Epiricania melanoleuca

Scientific classification
- Domain: Eukaryota
- Kingdom: Animalia
- Phylum: Arthropoda
- Class: Insecta
- Order: Lepidoptera
- Family: Epipyropidae
- Genus: Epiricania
- Species: E. melanoleuca
- Binomial name: Epiricania melanoleuca (T. B. Fletcher, 1939)
- Synonyms: Epipyrops melanoleuca T. B. Fletcher, 1939; Fulgoraecia melanoleuca (Fletcher);

= Epiricania melanoleuca =

- Authority: (T. B. Fletcher, 1939)
- Synonyms: Epipyrops melanoleuca, T. B. Fletcher, 1939, Fulgoraecia melanoleuca (Fletcher)

Species of moth

Epiricania melanoleuca is a moth in the family Epipyropidae. It was described by Thomas Bainbrigge Fletcher in 1939. It is found in India, where its larvae are external parasitoids of the sugarcane planthopper (Pyrilla perpusilla). It has been used in biological pest control against this pest.

==Description==
The adult E. melanoleuca is a small, dark grey, moth with short, broad wings giving it a triangular outline. The male has a whitish margin to both pairs of wings, while the female has slatey-grey forewings and dark grey hindwings. The wingspan is 10 to 13 mm in females, and slightly less in males. The antennae are bipectinate (have comb-like lateral processes on both sides). The larvae are at first campodeiform, having a long flattened body, legs and antennae, but the later instars are fleshy and ellipsoidal; they are concealed by the white waxy filaments they secrete.
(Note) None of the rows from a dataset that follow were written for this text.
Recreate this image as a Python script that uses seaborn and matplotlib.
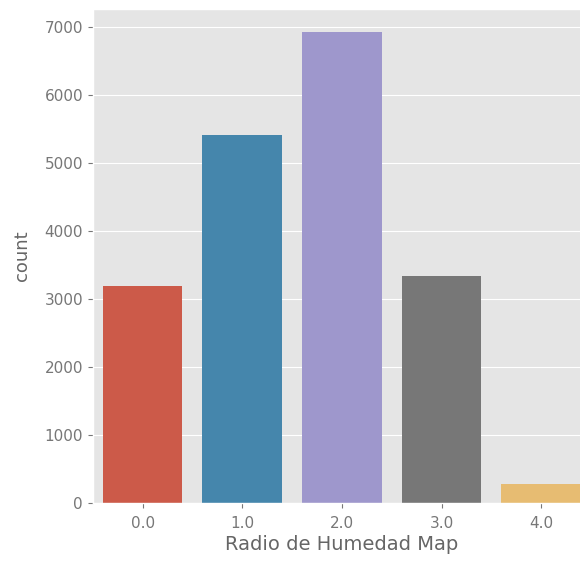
import numpy as np
import pandas as pd
import seaborn as sns
from matplotlib import pyplot as plt

# Conteos por categoría de Radio de Humedad Map
categorias = ['0.0', '1.0', '2.0', '3.0', '4.0']
conteos = [3190, 5410, 6915, 3335, 280]
colores = ['#E24A33', '#348ABD', '#988ED5', '#777777', '#FBC15E']

df = pd.DataFrame({'Radio de Humedad Map': categorias, 'count': conteos})

plt.style.use('ggplot')
fig = plt.figure(figsize=(5.8, 5.61), dpi=100)
ax = fig.add_axes([0.160, 0.104, 0.859, 0.88])

sns.barplot(data=df, x='Radio de Humedad Map', y='count',
            hue='Radio de Humedad Map', palette=colores, legend=False,
            saturation=0.75, ax=ax)

ax.set_yticks(np.arange(0, 7001, 1000))
ax.set_xlabel('Radio de Humedad Map', fontsize=14, color='#666666', labelpad=3)
ax.set_ylabel('count', fontsize=13, color='#666666', labelpad=10)
ax.tick_params(labelsize=11, colors='#777777')
ax.tick_params(axis='x', pad=6)

plt.savefig('out.png', dpi=100)
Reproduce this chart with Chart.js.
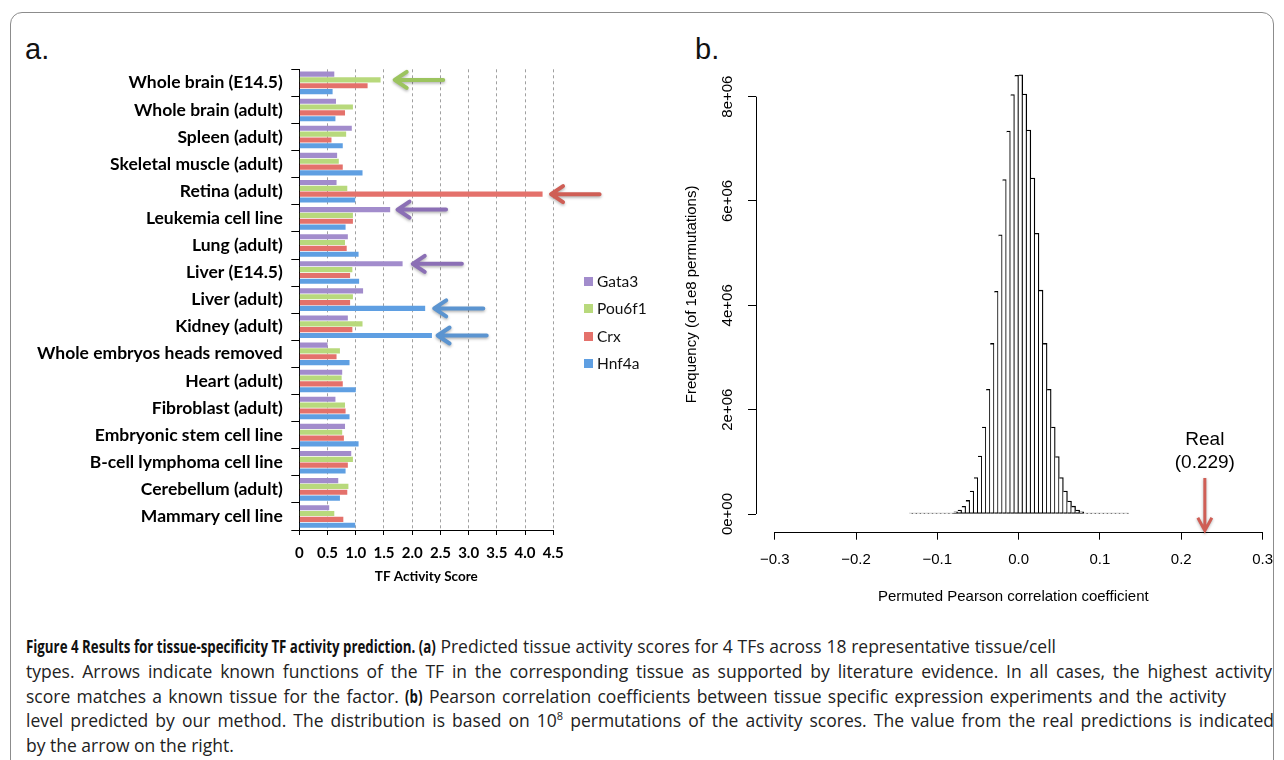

The pupa is concealed in an oval, white, silken cocoon.

==Distribution==
Epiricania melanoleuca is native to India, occurring in the drier parts of the sugarcane-growing area. It also occurs in Pakistan and Bangladesh, and has been introduced into Sri Lanka.

==Ecology==
The larvae of E. melanoleuca are parasitoids on the sugarcane planthopper (Pyrilla perpusilla). The moth's eggs are laid on the surface of the leaves on which the planthopper and its nymphs are feeding. Fecundity of the female moth is in the range 400 to 800. On hatching, the moth larvae attach themselves with their prolegs to the edge of a leaf and hold themselves erect, questing for a suitable host. When one is found, they attach themselves to the planthopper nymph with hooked claws, pierce the cuticle with their mouthparts and suck out the hemolymph. When the moth larvae are fully grown, after four or five moults, they can be seen as conspicuous, white bulges on the surface of the host. They then detach from their hosts, which dies at around this time, and pupate on the surface of a leaf near the ground.

==Use in biological control==
Epiricania melanoleuca can be used in biological pest control. When it has been introduced to areas of India where it does not naturally occur, the incidence of the sugarcane planthopper has been reduced. The moth can be bred in the laboratory, and eggs can be transferred on leaves, or cocoons can be collected from fields and transferred. In a research study in Orissa, peak planthopper activity was observed in September. A parasite/pest ratio of 1:64 in late August was converted into a ratio of 1:0.25 in late October, indicating control of the pest. As well as the natural suppression of the pest, there is a considerable saving to be made by reducing the use of insecticides on the sugarcane crop.